#### Entries shown

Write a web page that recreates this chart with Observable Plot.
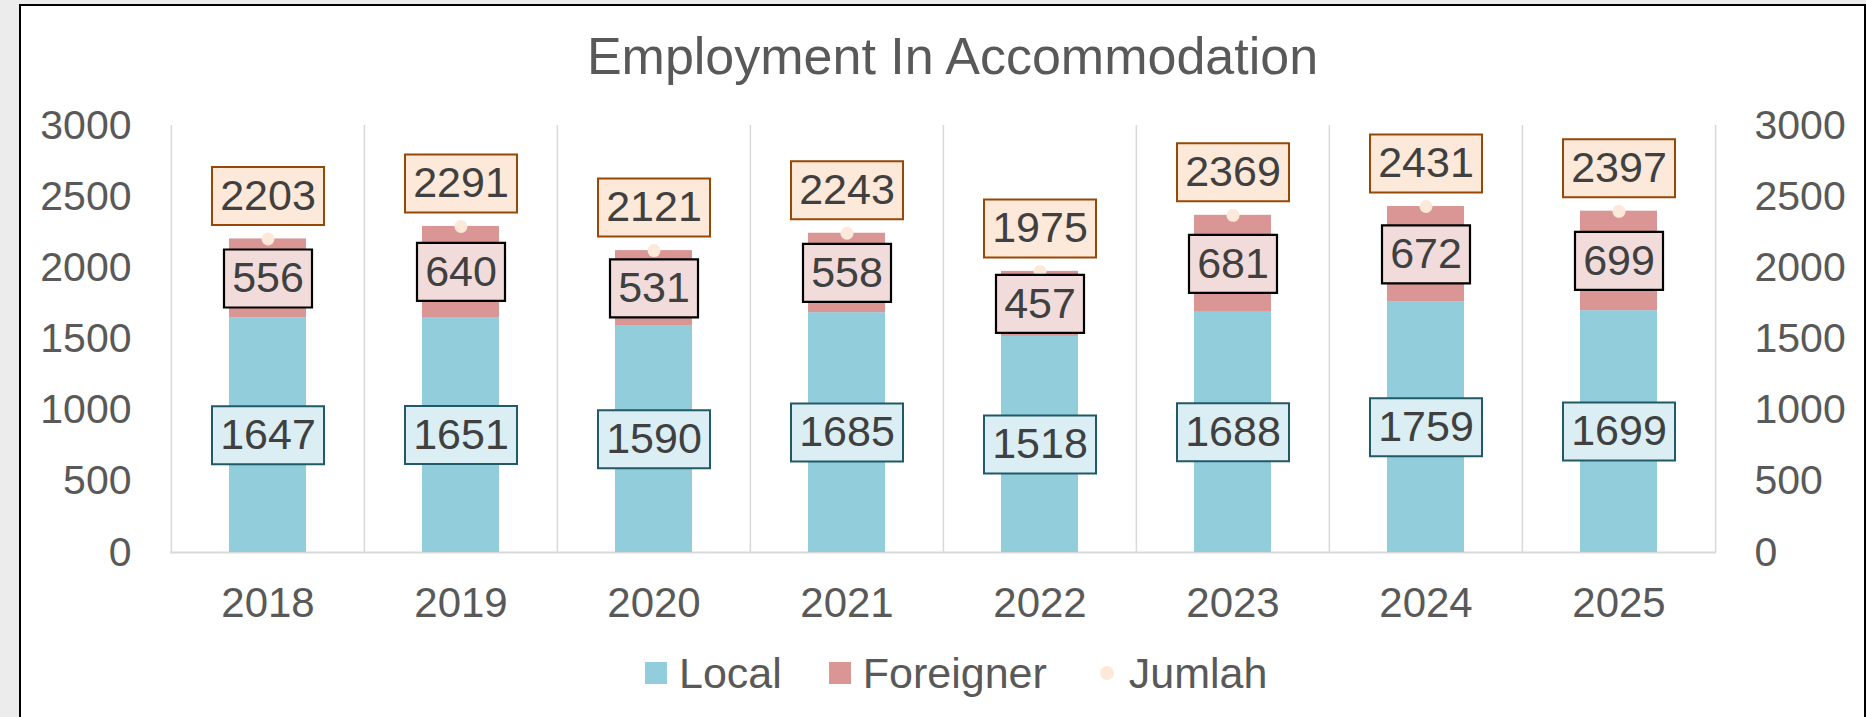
<!DOCTYPE html>
<html>
<head>
<meta charset="utf-8">
<script src="https://cdn.jsdelivr.net/npm/d3@7"></script>
<script src="https://cdn.jsdelivr.net/npm/@observablehq/plot@0.6"></script>
<style>
  html, body { margin: 0; padding: 0; }
  body {
    width: 1866px; height: 717px; overflow: hidden; position: relative;
    background: #ececec;
    font-family: "Liberation Sans", Arial, sans-serif;
  }
  #frame {
    position: absolute; left: 19px; top: 4px; width: 1847px; height: 760px;
    box-sizing: border-box; border: 2px solid #000; background: #fff;
  }
  #title {
    position: absolute; left: 21px; width: 1843px; top: 26px; box-sizing: border-box; padding-left: 20px;
    text-align: center; font-size: 52px; line-height: 60px; color: #595959;
  }
  #chart { position: absolute; left: 0; top: 95px; }
  #legend {
    position: absolute; left: 645px; top: 648px; display: flex; align-items: center;
    font-size: 43px; line-height: 50px; color: #595959;
  }
  .sw { width: 22px; height: 22px; margin-right: 12px; }
  .dotsw { width: 14px; height: 14px; border-radius: 50%; margin-left: 6px; margin-right: 15px; }
  .lbl { margin-right: 47px; }
</style>
</head>
<body>
<div id="frame"></div>
<div id="title">Employment In Accommodation</div>
<div id="chart"></div>
<div id="legend"></div>
<script>
// ---- data ----
const years = ["2018", "2019", "2020", "2021", "2022", "2023", "2024", "2025"];
const local = [1647, 1651, 1590, 1685, 1518, 1688, 1759, 1699];
const foreigner = [556, 640, 531, 558, 457, 681, 672, 699];
const jumlah = [2203, 2291, 2121, 2243, 1975, 2369, 2431, 2397];
const yTicks = [0, 500, 1000, 1500, 2000, 2500, 3000];
const seriesNames = ["Local", "Foreigner", "Jumlah"];

// ---- styles ----
const colors = { Local: "#92CDDC", Foreigner: "#DA9694", Jumlah: "#FDE9D9" };
const W = 1866, H = 530, ML = 170, MR = 150, MT = 30, MB = 73;
const bw = (W - ML - MR) / years.length;
const font = "Liberation Sans, Arial, sans-serif";

const rows = years.map((year, i) => ({ year, local: local[i], foreigner: foreigner[i], jumlah: jumlah[i] }));
const stacked = rows.flatMap(r => [
  { year: r.year, series: "Local", value: r.local },
  { year: r.year, series: "Foreigner", value: r.foreigner }
]);

const box = (w, h) => ({ draw(ctx) { ctx.rect(-w / 2, -h / 2, w, h); } });
const box4 = box(112, 58), box3 = box(88, 58);
const jumlahDy = -43;

const chart = Plot.plot({
  width: W, height: H,
  marginLeft: ML, marginRight: MR, marginTop: MT, marginBottom: MB,
  style: { fontFamily: font, color: "#595959", background: "transparent", overflow: "visible", maxWidth: "none" },
  x: { type: "band", domain: years, padding: 0, axis: null, label: null },
  y: { domain: [0, 3000], axis: null, label: null },
  color: { domain: ["Local", "Foreigner"], range: [colors.Local, colors.Foreigner] },
  marks: [
    // category separators
    Plot.ruleX(years, { x: d => d, y1: 0, y2: 3000, dx: -bw / 2, stroke: "#D9D9D9", strokeWidth: 1.5 }),
    Plot.ruleX(years.slice(-1), { x: d => d, y1: 0, y2: 3000, dx: bw / 2, stroke: "#D9D9D9", strokeWidth: 1.5 }),
    Plot.ruleY([0], { stroke: "#D9D9D9", strokeWidth: 2 }),
    // stacked bars
    Plot.barY(stacked, Plot.stackY({ x: "year", y: "value", fill: "series", insetLeft: bw * 0.3, insetRight: bw * 0.3 })),
    // total markers
    Plot.dot(rows, { x: "year", y: "jumlah", r: 6.5, fill: colors.Jumlah, stroke: "none" }),
    // local labels
    Plot.dot(rows, { x: "year", y: d => d.local / 2, symbol: box4, fill: "#DAEEF3", stroke: "#215967", strokeWidth: 2 }),
    Plot.text(rows, { x: "year", y: d => d.local / 2, text: d => String(d.local), fontSize: 43, fill: "#404040" }),
    // foreigner labels
    Plot.dot(rows, { x: "year", y: d => d.local + d.foreigner / 2, symbol: box3, fill: "#F2DCDB", stroke: "#000", strokeWidth: 2.2 }),
    Plot.text(rows, { x: "year", y: d => d.local + d.foreigner / 2, text: d => String(d.foreigner), fontSize: 43, fill: "#404040" }),
    // total labels
    Plot.dot(rows, { x: "year", y: "jumlah", dy: jumlahDy, symbol: box4, fill: "#FDE9D9", stroke: "#974706", strokeWidth: 2 }),
    Plot.text(rows, { x: "year", y: "jumlah", dy: jumlahDy, text: d => String(d.jumlah), fontSize: 43, fill: "#404040" }),
    // axes
    Plot.axisX({ tickSize: 0, tickPadding: 35, fontSize: 42, label: null }),
    Plot.axisY({ anchor: "left", ticks: yTicks, tickFormat: d => String(d), tickSize: 0, tickPadding: 39, fontSize: 41, label: null }),
    Plot.axisY({ anchor: "right", ticks: yTicks, tickFormat: d => String(d), tickSize: 0, tickPadding: 38, fontSize: 41, label: null })
  ]
});
document.getElementById("chart").appendChild(chart);

// legend
const legend = document.getElementById("legend");
seriesNames.forEach((name, i) => {
  const sw = document.createElement("div");
  sw.className = name === "Jumlah" ? "dotsw" : "sw";
  sw.style.background = colors[name];
  const t = document.createElement("span");
  t.className = i < seriesNames.length - 1 ? "lbl" : "";
  t.textContent = name;
  legend.appendChild(sw);
  legend.appendChild(t);
});
</script>
</body>
</html>
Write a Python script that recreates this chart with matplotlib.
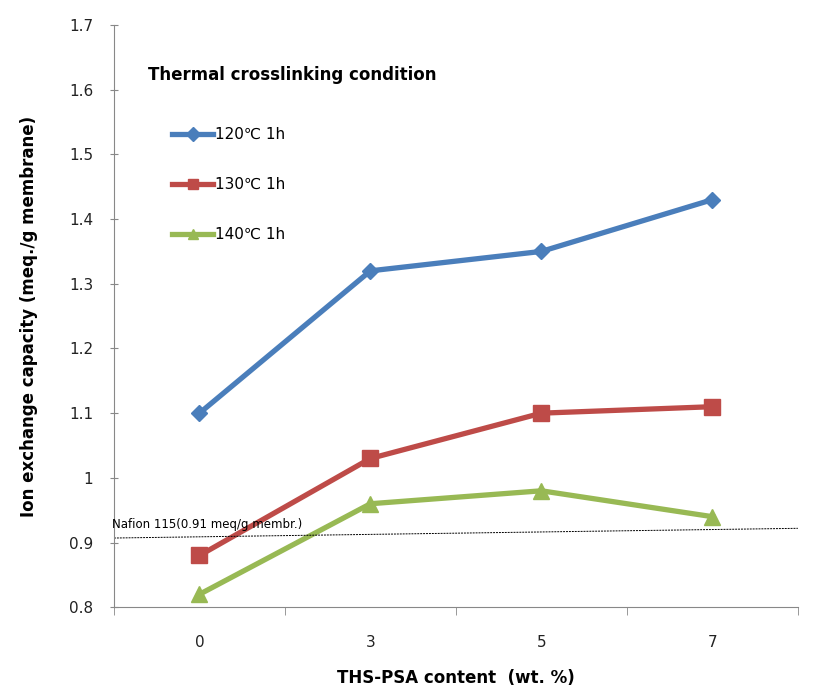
import numpy as np
import matplotlib.pyplot as plt

categories = ['0', '3', '5', '7']
ice_120 = [1.10, 1.32, 1.35, 1.43]
ice_130 = [0.88, 1.03, 1.10, 1.11]
ice_140 = [0.82, 0.96, 0.98, 0.94]
labels = ['120\u2103 1h', '130\u2103 1h', '140\u2103 1h']
nafion_ends = [0.907, 0.922]

fig = plt.figure(figsize=(8.2, 6.94), dpi=100)
ax = fig.add_axes([0.139, 0.125, 0.834, 0.839])

x = np.arange(len(categories))
ax.plot(x, ice_120, color='#4A7EBB', lw=3.8, marker='D', ms=8, label=labels[0])
ax.plot(x, ice_130, color='#BE4B48', lw=3.8, marker='s', ms=11, label=labels[1])
ax.plot(x, ice_140, color='#98B954', lw=3.8, marker='^', ms=12, label=labels[2])

ax.plot([-0.5, 3.5], nafion_ends, color='black', lw=0.7, ls=(0, (2, 1)))
ax.text(-0.51, 0.928, 'Nafion 115(0.91 meq/g membr.)', fontsize=8.5, ha='left', va='center')

ax.set_xlim(-0.5, 3.5)
ax.set_ylim(0.8, 1.7)
ax.set_yticks(np.arange(0.8, 1.71, 0.1))
ax.set_yticklabels(['0.8', '0.9', '1', '1.1', '1.2', '1.3', '1.4', '1.5', '1.6', '1.7'])
ax.set_xticks(x)
ax.set_xticklabels(categories)
ax.set_xticks(np.arange(-0.5, 3.6, 1), minor=True)
ax.tick_params(axis='x', which='major', length=0, pad=20, labelsize=11, colors='#222222')
ax.tick_params(axis='x', which='minor', length=6, direction='out', color='#888888')
ax.tick_params(axis='y', length=6, direction='inout', labelsize=11, color='#888888', labelcolor='#222222', pad=12)

for s in ['top', 'right']:
    ax.spines[s].set_visible(False)
for s in ['left', 'bottom']:
    ax.spines[s].set_color('#888888')

ax.set_ylabel('Ion exchange capacity (meq./g membrane)', fontsize=12, fontweight='bold', labelpad=22)
ax.set_xlabel('THS-PSA content  (wt. %)', fontsize=12, fontweight='bold', labelpad=14)

ax.text(0.05, 0.914, 'Thermal crosslinking condition', transform=ax.transAxes,
        fontsize=12, fontweight='bold', ha='left', va='center')
leg = ax.legend(loc='upper left', bbox_to_anchor=(0.085, 0.825), frameon=False,
                labelspacing=2.3, handlelength=2.7, handletextpad=0.1, fontsize=11,
                borderaxespad=0, borderpad=0)
for h in leg.legend_handles:
    h.set_markersize(7)

plt.savefig('out.png', dpi=100)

########

## Given instruction
Keep to the lines above from the line with "Write a Python" to the line with "fontsize=12, fontweight='bold', labelpad=14)", and set down exactly those, inclusive, with nothing else and every picture left out.

## Complete output
Write a Python script that recreates this chart with matplotlib.
import numpy as np
import matplotlib.pyplot as plt

categories = ['0', '3', '5', '7']
ice_120 = [1.10, 1.32, 1.35, 1.43]
ice_130 = [0.88, 1.03, 1.10, 1.11]
ice_140 = [0.82, 0.96, 0.98, 0.94]
labels = ['120\u2103 1h', '130\u2103 1h', '140\u2103 1h']
nafion_ends = [0.907, 0.922]

fig = plt.figure(figsize=(8.2, 6.94), dpi=100)
ax = fig.add_axes([0.139, 0.125, 0.834, 0.839])

x = np.arange(len(categories))
ax.plot(x, ice_120, color='#4A7EBB', lw=3.8, marker='D', ms=8, label=labels[0])
ax.plot(x, ice_130, color='#BE4B48', lw=3.8, marker='s', ms=11, label=labels[1])
ax.plot(x, ice_140, color='#98B954', lw=3.8, marker='^', ms=12, label=labels[2])

ax.plot([-0.5, 3.5], nafion_ends, color='black', lw=0.7, ls=(0, (2, 1)))
ax.text(-0.51, 0.928, 'Nafion 115(0.91 meq/g membr.)', fontsize=8.5, ha='left', va='center')

ax.set_xlim(-0.5, 3.5)
ax.set_ylim(0.8, 1.7)
ax.set_yticks(np.arange(0.8, 1.71, 0.1))
ax.set_yticklabels(['0.8', '0.9', '1', '1.1', '1.2', '1.3', '1.4', '1.5', '1.6', '1.7'])
ax.set_xticks(x)
ax.set_xticklabels(categories)
ax.set_xticks(np.arange(-0.5, 3.6, 1), minor=True)
ax.tick_params(axis='x', which='major', length=0, pad=20, labelsize=11, colors='#222222')
ax.tick_params(axis='x', which='minor', length=6, direction='out', color='#888888')
ax.tick_params(axis='y', length=6, direction='inout', labelsize=11, color='#888888', labelcolor='#222222', pad=12)

for s in ['top', 'right']:
    ax.spines[s].set_visible(False)
for s in ['left', 'bottom']:
    ax.spines[s].set_color('#888888')

ax.set_ylabel('Ion exchange capacity (meq./g membrane)', fontsize=12, fontweight='bold', labelpad=22)
ax.set_xlabel('THS-PSA content  (wt. %)', fontsize=12, fontweight='bold', labelpad=14)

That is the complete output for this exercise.